▸ **PROVIDED RECORDS**
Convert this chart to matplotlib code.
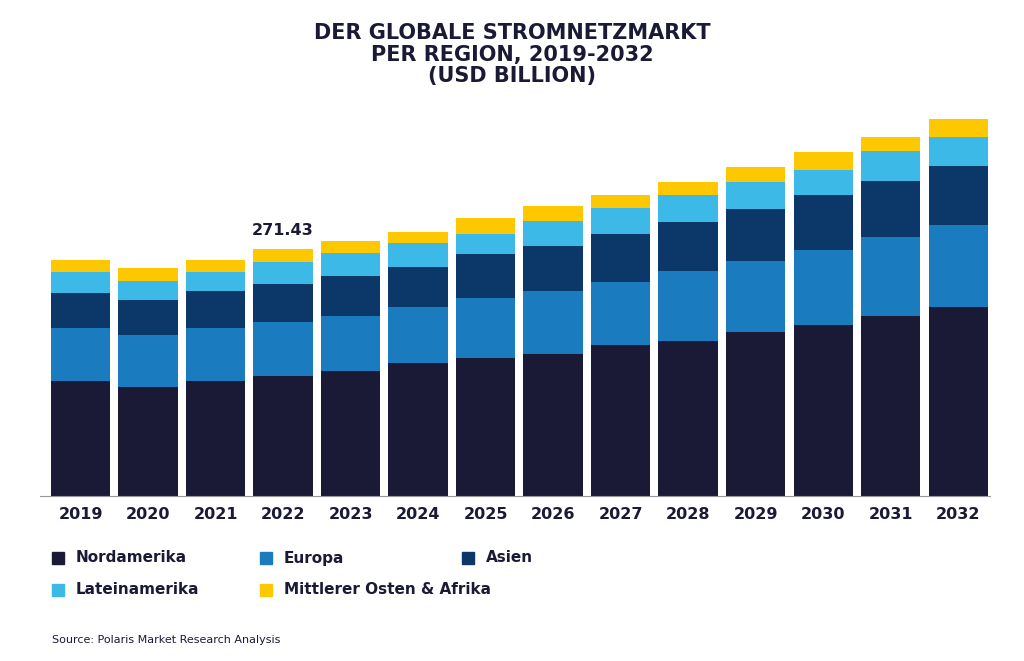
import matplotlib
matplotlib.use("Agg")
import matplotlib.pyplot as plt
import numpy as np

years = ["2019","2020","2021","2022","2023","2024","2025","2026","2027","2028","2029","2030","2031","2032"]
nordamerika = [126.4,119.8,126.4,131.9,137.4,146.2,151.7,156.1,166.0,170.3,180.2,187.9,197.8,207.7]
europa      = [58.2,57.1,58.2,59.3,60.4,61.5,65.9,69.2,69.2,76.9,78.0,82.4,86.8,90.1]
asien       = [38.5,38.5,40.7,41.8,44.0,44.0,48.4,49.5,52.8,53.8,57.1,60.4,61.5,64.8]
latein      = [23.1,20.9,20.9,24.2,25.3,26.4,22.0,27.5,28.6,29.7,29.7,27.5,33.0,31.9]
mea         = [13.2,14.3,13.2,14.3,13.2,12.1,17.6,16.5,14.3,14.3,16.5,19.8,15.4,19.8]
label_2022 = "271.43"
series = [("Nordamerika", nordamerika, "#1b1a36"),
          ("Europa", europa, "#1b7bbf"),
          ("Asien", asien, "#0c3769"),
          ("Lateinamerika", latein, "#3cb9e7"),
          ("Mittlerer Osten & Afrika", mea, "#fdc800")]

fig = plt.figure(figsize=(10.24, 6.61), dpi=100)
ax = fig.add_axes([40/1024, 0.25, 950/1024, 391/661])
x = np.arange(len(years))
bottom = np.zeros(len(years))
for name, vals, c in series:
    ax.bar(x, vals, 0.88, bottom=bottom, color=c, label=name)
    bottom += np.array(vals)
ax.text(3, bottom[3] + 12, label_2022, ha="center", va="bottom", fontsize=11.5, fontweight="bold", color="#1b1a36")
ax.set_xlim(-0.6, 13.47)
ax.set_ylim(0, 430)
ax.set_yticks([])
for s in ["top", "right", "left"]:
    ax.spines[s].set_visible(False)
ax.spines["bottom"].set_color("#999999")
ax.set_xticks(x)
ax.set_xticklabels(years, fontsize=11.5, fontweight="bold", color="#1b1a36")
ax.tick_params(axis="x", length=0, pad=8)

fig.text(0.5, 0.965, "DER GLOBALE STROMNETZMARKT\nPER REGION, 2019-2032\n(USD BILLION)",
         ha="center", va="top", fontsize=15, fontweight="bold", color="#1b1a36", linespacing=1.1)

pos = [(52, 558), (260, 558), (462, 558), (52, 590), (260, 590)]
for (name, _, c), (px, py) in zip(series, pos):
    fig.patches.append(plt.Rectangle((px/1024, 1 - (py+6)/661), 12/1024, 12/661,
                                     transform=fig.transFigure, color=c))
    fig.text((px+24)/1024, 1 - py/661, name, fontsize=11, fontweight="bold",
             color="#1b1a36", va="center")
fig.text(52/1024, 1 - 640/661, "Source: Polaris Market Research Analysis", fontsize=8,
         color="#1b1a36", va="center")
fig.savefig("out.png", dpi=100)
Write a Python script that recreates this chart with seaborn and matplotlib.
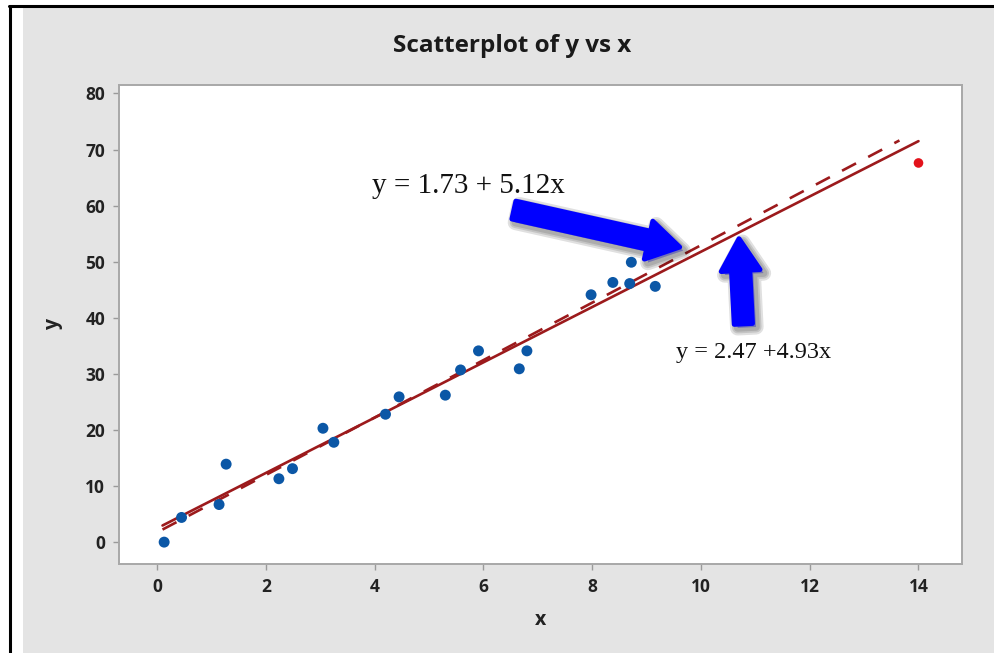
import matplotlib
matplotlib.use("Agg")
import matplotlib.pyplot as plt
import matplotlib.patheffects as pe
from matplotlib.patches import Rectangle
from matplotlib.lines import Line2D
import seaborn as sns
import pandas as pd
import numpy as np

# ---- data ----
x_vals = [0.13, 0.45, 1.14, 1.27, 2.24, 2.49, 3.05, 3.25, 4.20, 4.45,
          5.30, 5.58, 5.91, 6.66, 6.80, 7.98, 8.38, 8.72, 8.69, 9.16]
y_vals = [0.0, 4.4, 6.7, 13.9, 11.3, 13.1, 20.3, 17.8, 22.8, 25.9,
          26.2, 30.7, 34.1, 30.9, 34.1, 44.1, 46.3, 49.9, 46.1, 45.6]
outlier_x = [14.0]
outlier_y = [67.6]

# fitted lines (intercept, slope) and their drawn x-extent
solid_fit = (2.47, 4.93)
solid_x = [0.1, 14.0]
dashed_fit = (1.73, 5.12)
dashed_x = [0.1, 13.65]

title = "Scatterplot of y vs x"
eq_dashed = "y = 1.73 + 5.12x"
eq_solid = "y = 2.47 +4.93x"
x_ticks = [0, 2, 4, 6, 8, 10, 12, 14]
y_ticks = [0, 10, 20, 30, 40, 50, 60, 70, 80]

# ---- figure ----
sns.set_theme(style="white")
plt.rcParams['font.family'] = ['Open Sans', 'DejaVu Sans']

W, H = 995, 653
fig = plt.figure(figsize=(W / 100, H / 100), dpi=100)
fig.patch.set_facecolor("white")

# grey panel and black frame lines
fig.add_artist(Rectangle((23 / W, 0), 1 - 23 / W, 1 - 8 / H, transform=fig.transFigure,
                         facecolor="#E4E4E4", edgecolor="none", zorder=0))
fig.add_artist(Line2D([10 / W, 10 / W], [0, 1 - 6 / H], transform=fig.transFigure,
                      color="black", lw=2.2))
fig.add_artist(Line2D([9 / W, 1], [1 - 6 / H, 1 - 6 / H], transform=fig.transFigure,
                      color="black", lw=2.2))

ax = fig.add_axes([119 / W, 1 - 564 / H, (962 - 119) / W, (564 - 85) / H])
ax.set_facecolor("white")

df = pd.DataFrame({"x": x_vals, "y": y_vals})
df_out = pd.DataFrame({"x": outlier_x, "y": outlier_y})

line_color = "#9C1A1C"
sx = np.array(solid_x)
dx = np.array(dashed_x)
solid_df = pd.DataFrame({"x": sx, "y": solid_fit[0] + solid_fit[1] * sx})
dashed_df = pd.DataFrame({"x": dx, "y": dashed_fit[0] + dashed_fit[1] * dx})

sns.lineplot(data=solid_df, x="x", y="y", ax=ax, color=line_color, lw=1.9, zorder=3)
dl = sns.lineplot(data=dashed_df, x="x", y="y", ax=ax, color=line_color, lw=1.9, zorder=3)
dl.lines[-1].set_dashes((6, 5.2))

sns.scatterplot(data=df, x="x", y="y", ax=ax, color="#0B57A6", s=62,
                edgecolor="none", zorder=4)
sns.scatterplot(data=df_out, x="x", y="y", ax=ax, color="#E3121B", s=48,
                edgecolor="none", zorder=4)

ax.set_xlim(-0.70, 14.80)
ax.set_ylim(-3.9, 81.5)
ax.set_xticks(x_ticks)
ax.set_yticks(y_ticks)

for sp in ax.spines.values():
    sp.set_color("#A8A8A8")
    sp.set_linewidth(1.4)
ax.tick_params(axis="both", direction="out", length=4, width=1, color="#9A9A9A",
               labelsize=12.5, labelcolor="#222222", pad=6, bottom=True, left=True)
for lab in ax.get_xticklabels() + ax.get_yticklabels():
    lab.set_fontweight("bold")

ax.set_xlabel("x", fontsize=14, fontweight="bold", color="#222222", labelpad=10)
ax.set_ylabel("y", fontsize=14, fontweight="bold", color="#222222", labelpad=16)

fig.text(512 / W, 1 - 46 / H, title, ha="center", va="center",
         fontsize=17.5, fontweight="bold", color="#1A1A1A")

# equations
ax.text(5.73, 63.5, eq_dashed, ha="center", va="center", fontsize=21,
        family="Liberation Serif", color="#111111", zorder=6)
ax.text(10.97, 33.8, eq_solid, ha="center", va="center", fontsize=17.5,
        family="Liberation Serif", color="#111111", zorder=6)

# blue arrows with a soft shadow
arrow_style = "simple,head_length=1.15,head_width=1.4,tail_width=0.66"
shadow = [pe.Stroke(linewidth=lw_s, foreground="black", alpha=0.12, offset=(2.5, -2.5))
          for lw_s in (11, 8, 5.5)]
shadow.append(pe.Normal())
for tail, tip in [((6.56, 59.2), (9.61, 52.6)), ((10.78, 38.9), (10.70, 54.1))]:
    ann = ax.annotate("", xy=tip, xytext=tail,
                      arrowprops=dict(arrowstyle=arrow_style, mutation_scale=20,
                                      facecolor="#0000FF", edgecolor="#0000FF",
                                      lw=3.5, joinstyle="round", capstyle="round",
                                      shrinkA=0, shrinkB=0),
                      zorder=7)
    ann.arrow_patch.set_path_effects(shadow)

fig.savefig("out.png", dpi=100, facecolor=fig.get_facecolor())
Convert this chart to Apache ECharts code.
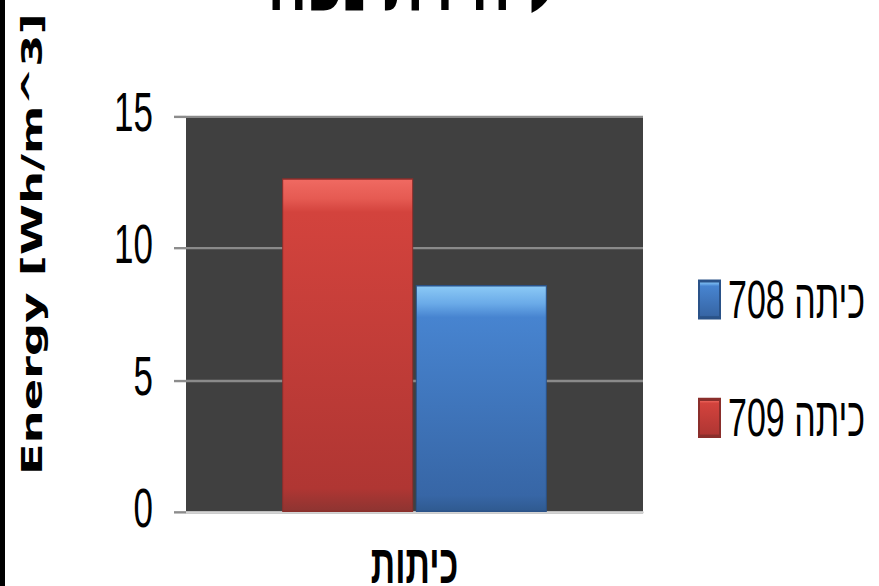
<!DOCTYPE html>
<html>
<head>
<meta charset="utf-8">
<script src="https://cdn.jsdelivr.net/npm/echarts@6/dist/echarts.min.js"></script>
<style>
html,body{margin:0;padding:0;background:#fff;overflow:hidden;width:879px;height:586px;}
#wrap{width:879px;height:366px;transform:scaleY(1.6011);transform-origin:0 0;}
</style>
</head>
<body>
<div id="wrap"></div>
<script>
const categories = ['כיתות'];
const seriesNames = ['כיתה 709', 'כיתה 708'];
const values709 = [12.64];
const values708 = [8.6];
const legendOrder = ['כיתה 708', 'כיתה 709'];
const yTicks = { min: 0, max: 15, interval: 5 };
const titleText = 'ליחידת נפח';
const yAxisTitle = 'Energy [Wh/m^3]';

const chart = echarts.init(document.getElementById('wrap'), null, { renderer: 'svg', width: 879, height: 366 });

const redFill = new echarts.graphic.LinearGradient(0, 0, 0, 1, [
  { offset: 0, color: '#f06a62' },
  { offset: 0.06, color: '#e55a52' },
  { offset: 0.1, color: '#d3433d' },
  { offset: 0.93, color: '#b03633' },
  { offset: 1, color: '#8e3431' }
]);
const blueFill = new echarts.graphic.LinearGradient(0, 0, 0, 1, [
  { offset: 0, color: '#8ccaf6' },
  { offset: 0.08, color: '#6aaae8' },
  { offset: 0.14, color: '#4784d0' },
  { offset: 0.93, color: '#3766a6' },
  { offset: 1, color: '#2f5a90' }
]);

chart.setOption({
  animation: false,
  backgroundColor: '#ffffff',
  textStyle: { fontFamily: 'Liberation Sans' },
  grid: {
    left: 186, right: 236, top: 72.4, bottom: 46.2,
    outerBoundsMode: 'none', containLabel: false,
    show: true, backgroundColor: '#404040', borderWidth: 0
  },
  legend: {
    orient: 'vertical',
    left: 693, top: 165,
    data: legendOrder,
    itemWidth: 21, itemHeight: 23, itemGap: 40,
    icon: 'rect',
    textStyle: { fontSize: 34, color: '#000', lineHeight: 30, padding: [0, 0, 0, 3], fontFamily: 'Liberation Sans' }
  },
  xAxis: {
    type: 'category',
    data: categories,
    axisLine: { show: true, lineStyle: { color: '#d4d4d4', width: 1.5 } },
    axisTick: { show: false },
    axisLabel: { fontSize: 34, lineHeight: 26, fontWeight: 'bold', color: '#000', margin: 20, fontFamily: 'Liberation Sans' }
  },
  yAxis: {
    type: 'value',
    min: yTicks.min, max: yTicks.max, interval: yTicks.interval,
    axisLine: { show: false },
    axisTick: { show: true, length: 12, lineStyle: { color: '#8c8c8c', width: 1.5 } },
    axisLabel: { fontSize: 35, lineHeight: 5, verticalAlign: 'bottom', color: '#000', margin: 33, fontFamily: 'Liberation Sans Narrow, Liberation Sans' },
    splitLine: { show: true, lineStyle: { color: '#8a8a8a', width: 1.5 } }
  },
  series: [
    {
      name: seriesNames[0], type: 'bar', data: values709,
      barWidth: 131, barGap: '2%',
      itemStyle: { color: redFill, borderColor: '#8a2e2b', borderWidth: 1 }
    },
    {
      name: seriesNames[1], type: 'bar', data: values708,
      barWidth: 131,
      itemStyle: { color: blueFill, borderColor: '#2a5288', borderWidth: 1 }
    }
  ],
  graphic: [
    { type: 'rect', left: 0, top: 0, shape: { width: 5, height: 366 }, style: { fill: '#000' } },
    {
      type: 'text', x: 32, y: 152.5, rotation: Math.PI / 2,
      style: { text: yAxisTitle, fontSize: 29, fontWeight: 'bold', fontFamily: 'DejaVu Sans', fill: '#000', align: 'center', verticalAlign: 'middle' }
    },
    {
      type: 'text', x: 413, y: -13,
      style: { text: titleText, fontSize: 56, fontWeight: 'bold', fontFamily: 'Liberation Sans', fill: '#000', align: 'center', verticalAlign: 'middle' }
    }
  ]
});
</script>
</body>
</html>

▸ **EXERCISE**
The required answer is a single number: the count of lines in the entries that hold the string "script".

▸ **PROBLEM SOLUTION**
4